For most digital technologies, this cannot occur. Critical design choices are hidden behind our screens, where the public cannot access them. The functioning of a system such as Facebook is impossible to inspect from the outside. Academics and journalists spend millions of dollars building third-party tools to harvest glimmers of data from Facebook’s systems.

That investment is critical for exposing Facebook’s failures. For instance, the company’s Widely Viewed Content report in the “Transparency Center” manipulates data to hide the fact that inflammatory content keeps getting bumped back up your newsfeed when people debate in the comments section. As a former insider, I happen to know that, but Facebook refuses to share this information with any external researcher. This kind of access to data is essential for investigating Facebook’s distorted representations and for gaining democratic oversight of these platforms.

If we can only ever extract threads of knowledge from outside the curtain that shields bad behaviour – and only then at an extreme cost – we will never have effective accountability. That’s why big-tech whistleblowers play an ever more important role as our line of defence. They pierce the corporate veil in the name of public safety. We must act to ensure future whistleblowers are afforded the same, if not more robust, protections.

People often ask me how my whistleblowing journey has unfolded: whether I’m OK with all the public attention and scrutiny I’ve received. The truth is, I am OK. I chose to follow my conscience, and now I can sleep at night. I am fortunate that the worst corners of the internet have not come for me, as they do for many women and minorities who speak their minds in public.

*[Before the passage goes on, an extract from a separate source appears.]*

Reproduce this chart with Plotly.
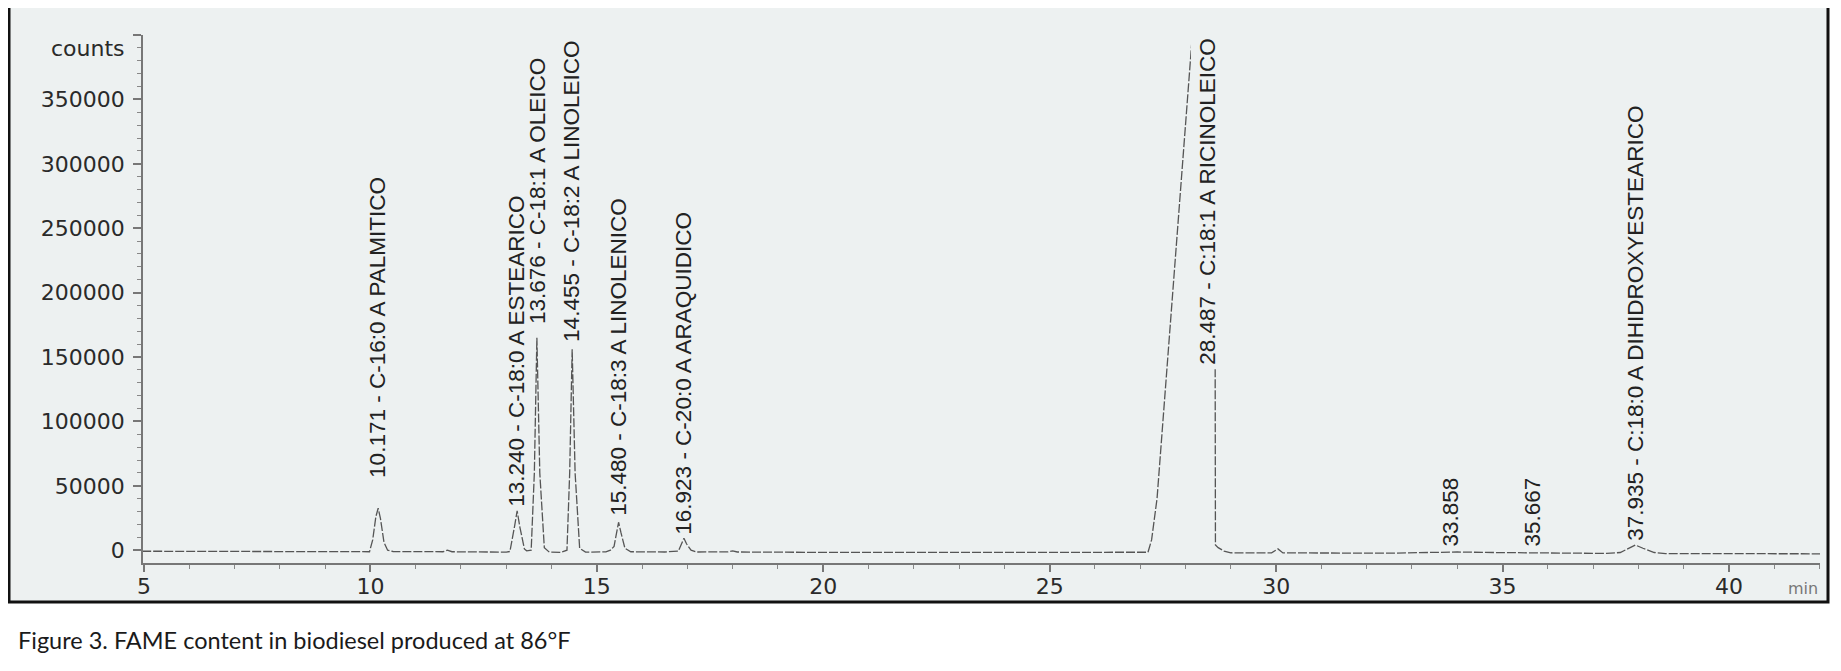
import plotly.graph_objects as go

# ---- data (retention time in min, counts) ----
time_min = [4.96, 7.0, 9.9, 9.98, 10.05, 10.12, 10.171, 10.22, 10.30, 10.38, 10.5,
            11.6, 11.7, 11.8, 13.0,
            13.08, 13.18, 13.24, 13.30, 13.40, 13.45,
            13.55, 13.62, 13.676, 13.74, 13.84, 13.95, 14.2,
            14.34, 14.40, 14.455, 14.52, 14.62, 14.75,
            15.2, 15.3, 15.38, 15.44, 15.48, 15.53, 15.62, 15.75,
            16.2, 16.5, 16.80, 16.88, 16.923, 16.98, 17.08, 17.2,
            17.9, 18.0, 18.1, 20.0, 25.0, 27.1,
            27.17, 27.25, 27.37, 28.15, 28.3, 28.64, 28.66, 28.72, 28.85, 29.0,
            29.9, 30.04, 30.15, 32.5, 33.5, 34.0, 34.8, 36.0, 37.3,
            37.6, 37.8, 37.935, 38.1, 38.35, 38.6, 42.05]
counts = [-800, -1000, -1300, -1200, 8000, 26000, 32600, 25000, 6000, 0, -1000,
          -1200, 0, -1200, -1500,
          -1000, 18000, 30500, 18000, 1000, -500,
          0, 60000, 165000, 60000, 2000, -1500, -1700,
          0, 60000, 156000, 60000, 1500, -1500,
          -1300, 0, 3000, 15000, 21700, 14000, 1500, -1200,
          -1600, -1400, -700, 5000, 9300, 5000, 0, -1400,
          -1300, -500, -1400, -1700, -1900, -2000,
          -1600, 8000, 40000, 400000, 460000, 460000, 4000, 2000, -700, -2000,
          -2100, 1000, -2100, -2300, -1600, -1400, -1800, -2400, -2500,
          -1800, 1500, 4000, 1500, -1800, -2600, -2800]

peak_rt = [10.171, 13.240, 13.676, 14.455, 15.480, 16.923, 28.487, 33.858, 35.667, 37.935]
peak_labels = ["10.171 - C-16:0 A PALMITICO",
               "13.240 - C-18:0 A ESTEARICO",
               "13.676 - C-18:1 A OLEICO",
               "14.455 - C-18:2 A LINOLEICO",
               "15.480 - C-18:3 A LINOLENICO",
               "16.923 - C-20:0 A ARAQUIDICO",
               "28.487 - C:18:1 A RICINOLEICO",
               "33.858",
               "35.667",
               "37.935 - C:18:0 A DIHIDROXYESTEARICO"]
label_base = [55100, 32600, 174700, 160700, 25600, 11600, 139800, 2300, 2300, 6500]

y_ticks = [0, 50000, 100000, 150000, 200000, 250000, 300000, 350000, 400000]
y_ticktext = ["0", "50000", "100000", "150000", "200000", "250000", "300000", "350000", ""]
x_ticks = [5, 10, 15, 20, 25, 30, 35, 40]

caption = "Figure 3. FAME content in biodiesel produced at 86°F"

BG = "#edf1f1"
OFF = 8                      # page body margin of the browser
W, H = 1825, 655
L, T = 135, 27
pw, ph = 1677, 528
R, B = W - L - pw, H - T - ph


def px_x(px):
    """reference-page x pixel -> paper coordinate"""
    return (px - OFF - L) / pw


def px_y(py):
    """reference-page y pixel -> paper coordinate"""
    return (T + ph - (py - OFF)) / ph


fig = go.Figure()
fig.add_trace(go.Scatter(x=time_min, y=counts, mode="lines",
                         line=dict(color="#555555", width=1.3, dash="9px,2px"),
                         hoverinfo="skip", showlegend=False))

for rt, txt, yb in zip(peak_rt, peak_labels, label_base):
    fig.add_annotation(x=rt, y=yb, text=txt, textangle=-90, showarrow=False,
                       xanchor="center", yanchor="bottom",
                       font=dict(family="Liberation Sans, Arial", size=22.5, color="#222222"),
                       bgcolor=BG if rt == 28.487 else None,
                       borderpad=4 if rt == 28.487 else 0)

axis_font = dict(family="DejaVu Sans", size=22, color="#2a2a2a")
fig.update_xaxes(range=[4.978, 42.01], tickvals=x_ticks, showgrid=False, zeroline=False,
                 showline=True, linecolor="#777777", linewidth=1.5,
                 ticks="outside", ticklen=7, tickwidth=1.5, tickcolor="#777777",
                 minor=dict(dtick=1, ticks="outside", ticklen=4, tickcolor="#888888", tickwidth=1.2),
                 tickfont=axis_font, ticklabelstandoff=-4)
fig.update_yaxes(range=[-9940, 400000], tickvals=y_ticks, ticktext=y_ticktext,
                 showgrid=False, zeroline=False,
                 showline=True, linecolor="#777777", linewidth=1.5,
                 ticks="outside", ticklen=8, tickwidth=1.5, tickcolor="#777777",
                 minor=dict(dtick=10000, ticks="outside", ticklen=4, tickcolor="#888888", tickwidth=1.2),
                 tickfont=axis_font, ticklabelstandoff=4)

fig.add_shape(type="rect", xref="paper", yref="paper",
              x0=px_x(9), x1=px_x(1828), y0=px_y(602), y1=px_y(5),
              fillcolor=BG, line=dict(color="#111111", width=3), layer="below")

fig.add_annotation(xref="paper", yref="paper", x=px_x(127), y=px_y(49), text="counts",
                   showarrow=False, xanchor="right", yanchor="middle", font=axis_font)
fig.add_annotation(xref="paper", yref="paper", x=px_x(1803), y=px_y(588), text="min",
                   showarrow=False, xanchor="center", yanchor="middle",
                   font=dict(family="DejaVu Sans", size=16, color="#777777"))
fig.add_annotation(xref="paper", yref="paper", x=px_x(16), y=px_y(640), text=caption,
                   showarrow=False, xanchor="left", yanchor="middle",
                   font=dict(family="Lato", size=23.5, color="#1a1a1a"))

fig.update_layout(width=W, height=H, margin=dict(l=L, r=R, t=T, b=B),
                  paper_bgcolor="white", plot_bgcolor=BG)

fig.write_html("out.html")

I know I am fortunate. Not all whistleblowers have fared as well. Daniel Motaung was a Facebook moderator working in Kenya. He was paid just $2.20 an hour and forced to watch graphic footage of suicide and murder in a content moderation factory day after day – a fate, he says, that drove him and many of his co-workers to suffer from PTSD and worse. He was later fired by Facebook’s outsourcing partner Sama in 2019 after he bravely led more than 100 of his colleagues in a unionisation effort for better pay and working conditions. He is now suing Sama and Meta, alleging that he and his former colleagues are victims of forced labour, human trafficking and union-busting. Facebook is attempting to silence him; the company has asked a judge to “crack the whip” on Motaung to prevent him from speaking to the media. The double standards applied to him for following his conscience are unjust. His persecution must stop.

Technology has always outpaced regulations that help pull it back towards the common good. Good governance takes time, but that gap grows larger with an acceleration in technological development. Big tech’s ability to operate in the darkness, and its complete asymmetry of information, put the public and entire democracies at grave risk.

Governments can never keep the public safe in isolation. We need academics and vetted researchers who can independently ask questions and create frameworks for us to think about problems. We need litigators who hold companies accountable when they cut corners to make profits. We need investors who understand what good governance looks like to ensure companies don’t focus on short-term profits at the expense of long-term success. We need technologists who care deeply about designing technology for individual and democratic wellbeing.

We also need whistleblowers.

Our only safe path forward is to work for strong laws that protect whistleblowers worldwide. When the US passed major whistleblower protections in 2002 in the wake of corporate scandals, it was cutting-edge in affording the employees of publicly traded companies whistleblower rights. It’s now time to expand protections to all employees of privately held companies as well. We can’t afford to let the future operate in the dark any longer. Democracy depends on it.